▸ DATA FOR PROCESSING:
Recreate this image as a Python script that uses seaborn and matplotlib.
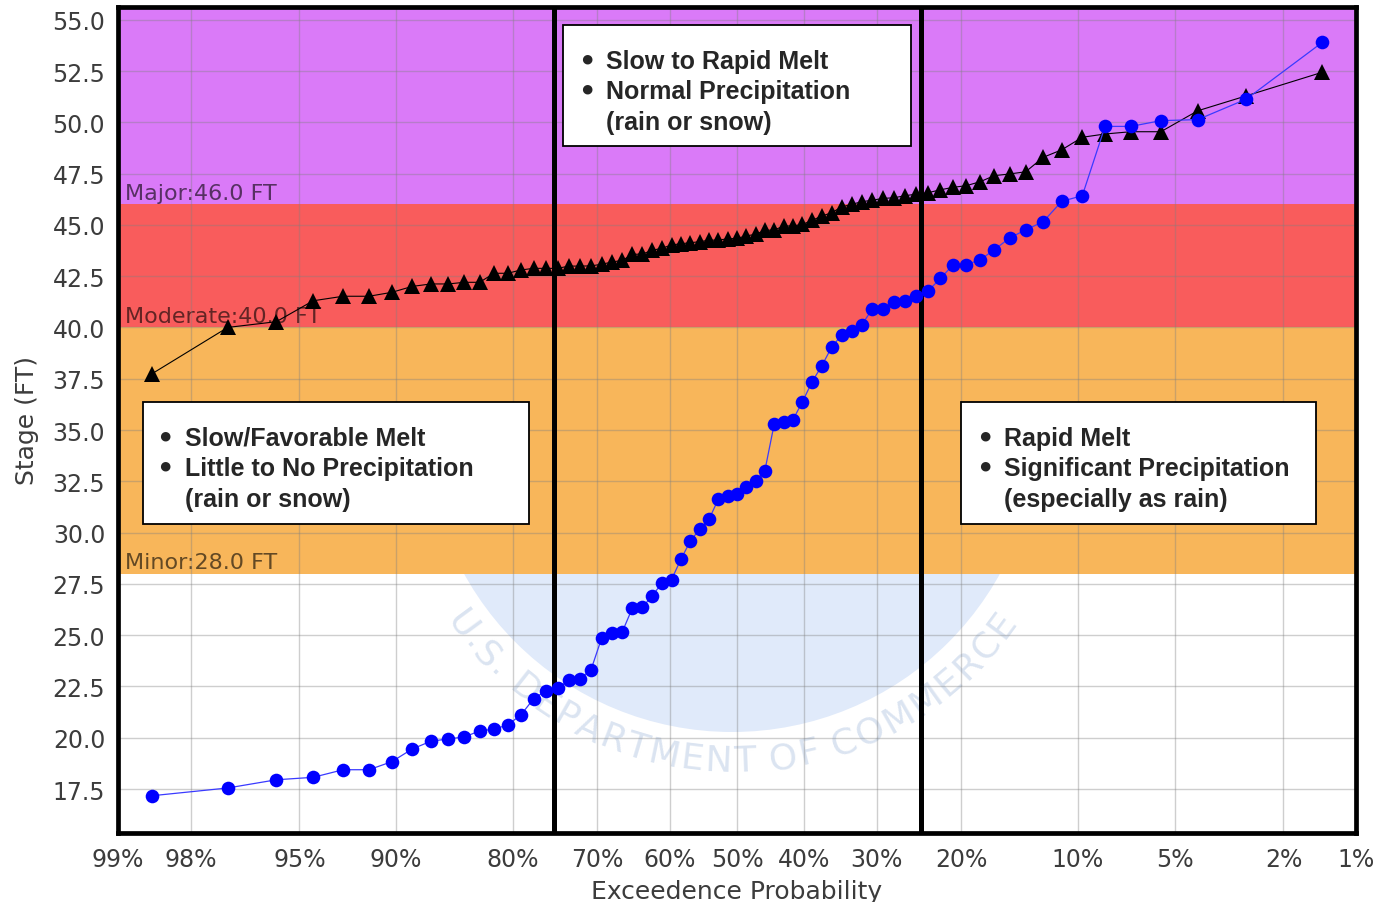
import math
import numpy as np
import seaborn as sns
import matplotlib.pyplot as plt
from matplotlib.patches import Ellipse, Rectangle
from matplotlib.transforms import blended_transform_factory

# exceedance probability (%) of each ranked trace, left to right
exceed_pct = [98.61, 97.22, 95.83, 94.44, 93.06, 91.67, 90.28, 88.89, 87.50, 86.11,
              84.72, 83.33, 81.94, 80.56, 79.17, 77.78, 76.39, 75.00, 73.61, 72.22,
              70.83, 69.44, 68.06, 66.67, 65.28, 63.89, 62.50, 61.11, 59.72, 58.33,
              56.94, 55.56, 54.17, 52.78, 51.39, 50.00, 48.61, 47.22, 45.83, 44.44,
              43.06, 41.67, 40.28, 38.89, 37.50, 36.11, 34.72, 33.33, 31.94, 30.56,
              29.17, 27.78, 26.39, 25.00, 23.61, 22.22, 20.83, 19.44, 18.06, 16.67,
              15.28, 13.89, 12.50, 11.11, 9.72, 8.33, 6.94, 5.56, 4.17, 2.78, 1.39]

# blue circles (stage, ft)
cond_stage = [17.17, 17.55, 17.95, 18.07, 18.44, 18.44, 18.83, 19.45, 19.83, 19.94,
              20.04, 20.33, 20.42, 20.62, 21.11, 21.89, 22.29, 22.41, 22.80, 22.88,
              23.32, 24.87, 25.10, 25.17, 26.33, 26.35, 26.93, 27.52, 27.71, 28.71,
              29.60, 30.17, 30.66, 31.64, 31.77, 31.88, 32.24, 32.53, 33.02, 35.29,
              35.37, 35.50, 36.38, 37.35, 38.13, 39.03, 39.63, 39.84, 40.13, 40.90,
              40.92, 41.22, 41.30, 41.52, 41.79, 42.39, 43.06, 43.06, 43.29, 43.79,
              44.36, 44.76, 45.15, 46.15, 46.42, 49.80, 49.80, 50.08, 50.13, 51.13,
              53.90]

# black triangles (stage, ft)
hist_stage = [37.73, 40.00, 40.28, 41.30, 41.52, 41.52, 41.71, 42.00, 42.12, 42.12,
              42.20, 42.20, 42.64, 42.64, 42.80, 42.88, 42.88, 42.88, 42.99, 42.99,
              43.00, 43.08, 43.19, 43.27, 43.56, 43.58, 43.76, 43.86, 44.02, 44.08,
              44.13, 44.18, 44.25, 44.26, 44.32, 44.34, 44.46, 44.54, 44.73, 44.75,
              44.94, 44.95, 45.02, 45.22, 45.43, 45.59, 45.87, 46.00, 46.13, 46.20,
              46.29, 46.32, 46.42, 46.50, 46.57, 46.71, 46.83, 46.91, 47.10, 47.40,
              47.48, 47.59, 48.29, 48.66, 49.27, 49.43, 49.54, 49.54, 50.56, 51.29,
              52.44]

flood_names = ['Minor', 'Moderate', 'Major']
flood_levels = [28.0, 40.0, 46.0]
flood_colors = ['#f8b65a', '#f95c5c', '#da7af8']

x_ticks = [99, 98, 95, 90, 80, 70, 60, 50, 40, 30, 20, 10, 5, 2, 1]
scenario_bounds = [75.4, 24.5]

box_lines = [
    ['Slow/Favorable Melt', 'Little to No Precipitation', '(rain or snow)'],
    ['Slow to Rapid Melt', 'Normal Precipitation', '(rain or snow)'],
    ['Rapid Melt', 'Significant Precipitation', '(especially as rain)'],
]


# normal probability scale for the x axis
_erf = np.vectorize(math.erf, otypes=[float])


def phi(z):
    return 0.5 * (1.0 + _erf(np.asarray(z, dtype=float) / math.sqrt(2.0)))


def probit(p):
    p = np.clip(np.asarray(p, dtype=float), 1e-9, 1 - 1e-9)
    lo = np.full(p.shape, -7.0)
    hi = np.full(p.shape, 7.0)
    for _ in range(50):
        mid = 0.5 * (lo + hi)
        low = phi(mid) < p
        lo = np.where(low, mid, lo)
        hi = np.where(low, hi, mid)
    return 0.5 * (lo + hi)


def forward(x):
    return probit(np.asarray(x, dtype=float) / 100.0)


def inverse(z):
    return 100.0 * phi(z)


sns.set_style('white')
plt.rcParams['font.family'] = ['DejaVu Sans']

W, H = 1375, 903
fig = plt.figure(figsize=(W / 100, H / 100), dpi=100)
ax = fig.add_axes([118 / W, 1 - 833.5 / H, (1356 - 118) / W, (833.5 - 8) / H])
ax.set_xscale('function', functions=(forward, inverse))
ax.set_xlim(99, 1)
ax.set_ylim(15.38, 55.62)


def fx(x):
    return x / W


def fy(y):
    return 1 - y / H


# faded seal in the background
cx, cy, R = 732, 427, 306
seal = Ellipse((fx(cx), fy(cy)), 2 * R / W, 2 * R / H, transform=fig.transFigure,
               fc='#e0eafa', ec='none', zorder=0.1)
ax.add_artist(seal)
ring = 'U.S. DEPARTMENT OF COMMERCE'
cw = {'.': .318, ' ': .318, 'U': .732, 'S': .635, 'D': .770, 'E': .632, 'P': .603,
      'A': .684, 'R': .695, 'T': .611, 'M': .863, 'N': .748, 'O': .787, 'F': .575,
      'C': .698}
widths = [cw[c] for c in ring]
centers = np.cumsum(widths) - np.array(widths) / 2
frac = (centers - centers[0]) / (centers[-1] - centers[0])
a0, a1, rr = -143.7, -36.3, 335
for ch, f in zip(ring, frac):
    ang = a0 + f * (a1 - a0)
    X = cx + rr * math.cos(math.radians(ang))
    Y = (H - cy) + rr * math.sin(math.radians(ang))
    ax.text(X / W, Y / H, ch, transform=fig.transFigure, rotation=ang + 90,
            rotation_mode='anchor', ha='center', va='center', fontsize=26,
            color='#dbe4f1', zorder=0.2, clip_on=True)

# flood category bands
tops = flood_levels[1:] + [60]
for lvl, top, col in zip(flood_levels, tops, flood_colors):
    ax.axhspan(lvl, top, color=col, lw=0, zorder=0.3)
lab_tr = blended_transform_factory(ax.transAxes, ax.transData)
for name, lvl in zip(flood_names, flood_levels):
    ax.text(0.0056, lvl + 0.25, f'{name}:{lvl:.1f} FT', transform=lab_tr,
            ha='left', va='baseline', fontsize=16, color='black', alpha=0.6, zorder=1.2)

ax.set_axisbelow('line')
ax.grid(True, color='#808080', alpha=0.38, lw=1.0)

for xb in scenario_bounds:
    ax.axvline(xb, color='black', lw=3.6, zorder=2.8)

sns.lineplot(x=exceed_pct, y=hist_stage, ax=ax, color='black', lw=0.8,
             marker='^', markersize=11, mec='black', mew=0, sort=False,
             estimator=None, zorder=3)
sns.lineplot(x=exceed_pct, y=cond_stage, ax=ax, color='#3a3aff', lw=0.9,
             marker='o', markersize=9.8, mfc='#0000ff', mec='#0000ff', mew=0,
             sort=False, estimator=None, zorder=4)

ax.set_xticks(x_ticks, [f'{t}%' for t in x_ticks])
ax.xaxis.set_minor_locator(plt.NullLocator())
yt = np.arange(17.5, 55.1, 2.5)
ax.set_yticks(yt, [f'{v:.1f}' for v in yt])
ax.tick_params(axis='both', labelsize=17, labelcolor='#3c3c3c', color='#999999',
               length=3, width=1)
ax.tick_params(axis='x', pad=7.5)
ax.tick_params(axis='y', pad=6.2)
ax.set_xlabel('Exceedence Probability', fontsize=18, color='#3c3c3c')
ax.set_ylabel('Stage (FT)', fontsize=18, color='#3c3c3c')
ax.xaxis.set_label_coords(0.5, -0.056)
ax.yaxis.set_label_coords(-0.064, 0.5)
for sp in ax.spines.values():
    sp.set_visible(True)
    sp.set_linewidth(3.4)
    sp.set_color('black')
    sp.set_zorder(6)

# scenario boxes (left, top, right, bottom, bullet x, text x, first baseline)
boxes = [(143, 403, 529, 525, 165, 185, 446),
         (563, 26, 911, 147, 587, 606, 69),
         (961, 403, 1316, 525, 985, 1004, 446)]
box_font = ['Liberation Sans', 'DejaVu Sans']
for (l, t, r, b, bx, tx, base), lines in zip(boxes, box_lines):
    fig.add_artist(Rectangle((fx(l), fy(b)), (r - l) / W, (b - t) / H,
                             transform=fig.transFigure, fc='white', ec='black',
                             lw=1.3, zorder=10))
    for k, line in enumerate(lines):
        yb = base + k * 30.5
        fig.text(fx(tx), fy(yb), line, fontsize=18, fontweight='bold',
                 family=box_font, ha='left', va='baseline', zorder=11)
        if k < 2:
            fig.text(fx(bx), fy(yb - 9), '\u25cf', fontsize=16, family=box_font,
                     ha='center', va='center', zorder=11)

fig.savefig('out.png', dpi=100)
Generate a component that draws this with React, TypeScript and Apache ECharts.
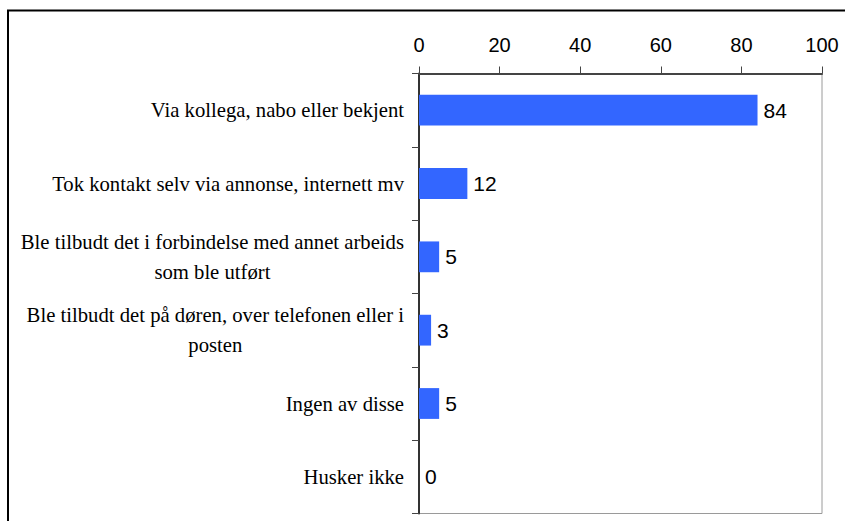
import React, { useEffect, useRef } from "react";
import * as echarts from "echarts";

const categories: string[] = [
  "Via kollega, nabo eller bekjent",
  "Tok kontakt selv via annonse, internett mv",
  "Ble tilbudt det i forbindelse med annet arbeids\nsom ble utført",
  "Ble tilbudt det på døren, over telefonen eller i\nposten",
  "Ingen av disse",
  "Husker ikke",
];
const values: number[] = [84, 12, 5, 3, 5, 0];
const xTicks = { min: 0, max: 100, interval: 20 };

export default function App() {
  const ref = useRef<HTMLDivElement>(null);
  useEffect(() => {
    if (!ref.current) return;
    const chart = echarts.init(ref.current, null, { renderer: "svg" });
    chart.setOption({
      animation: false,
      backgroundColor: "#fff",
      grid: {
        left: 419,
        right: 23,
        top: 73.5,
        bottom: 7.5,
        show: true,
        borderColor: "#9a9a9a",
        borderWidth: 1,
        containLabel: false,
      },
      graphic: [
        {
          type: "rect",
          shape: { x: 8, y: 10.5, width: 2000, height: 2000 },
          style: { fill: "none", stroke: "#000", lineWidth: 2 },
          silent: true,
        },
      ],
      xAxis: {
        type: "value",
        position: "top",
        min: xTicks.min,
        max: xTicks.max,
        interval: xTicks.interval,
        splitLine: { show: false },
        axisLine: { show: true, lineStyle: { color: "#444", width: 2 } },
        axisTick: { show: true, length: 7, lineStyle: { color: "#444", width: 1 } },
        axisLabel: {
          margin: 19,
          fontSize: 20,
          fontFamily: "Liberation Sans, Arial, sans-serif",
          color: "#000",
        },
      },
      yAxis: {
        type: "category",
        inverse: true,
        data: categories,
        axisLine: { show: true, lineStyle: { color: "#333", width: 2 } },
        axisTick: { show: true, length: 7, lineStyle: { color: "#444", width: 1 } },
        axisLabel: {
          margin: 15,
          align: "right",
          formatter: (v: string) =>
            v
              .split("\n")
              .map((l) => "{c|" + l + "}")
              .join("\n"),
          rich: {
            c: {
              align: "center",
              fontSize: 20.7,
              lineHeight: 30,
              fontFamily: "Liberation Serif, Times New Roman, serif",
              color: "#000",
            },
          },
        },
      },
      series: [
        {
          type: "bar",
          data: values,
          barWidth: "42%",
          itemStyle: { color: "#3366FF" },
          label: {
            show: true,
            position: "right",
            distance: 6,
            fontSize: 21,
            fontFamily: "Liberation Sans, Arial, sans-serif",
            color: "#000",
          },
        },
      ],
    });
    return () => chart.dispose();
  }, []);
  return (
    <div
      ref={ref}
      style={{ position: "absolute", left: 0, top: 0, width: 845, height: 521 }}
    />
  );
}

▸ EXERCISE BRIEF:
Copy exactly the material above from the line with "Generate a component" to the line with "100, interval: 20", ends included, and nothing else. Leave out any picture.

▸ WRITTEN ANSWER:
Generate a component that draws this with React, TypeScript and Apache ECharts.
import React, { useEffect, useRef } from "react";
import * as echarts from "echarts";

const categories: string[] = [
  "Via kollega, nabo eller bekjent",
  "Tok kontakt selv via annonse, internett mv",
  "Ble tilbudt det i forbindelse med annet arbeids\nsom ble utført",
  "Ble tilbudt det på døren, over telefonen eller i\nposten",
  "Ingen av disse",
  "Husker ikke",
];
const values: number[] = [84, 12, 5, 3, 5, 0];
const xTicks = { min: 0, max: 100, interval: 20 };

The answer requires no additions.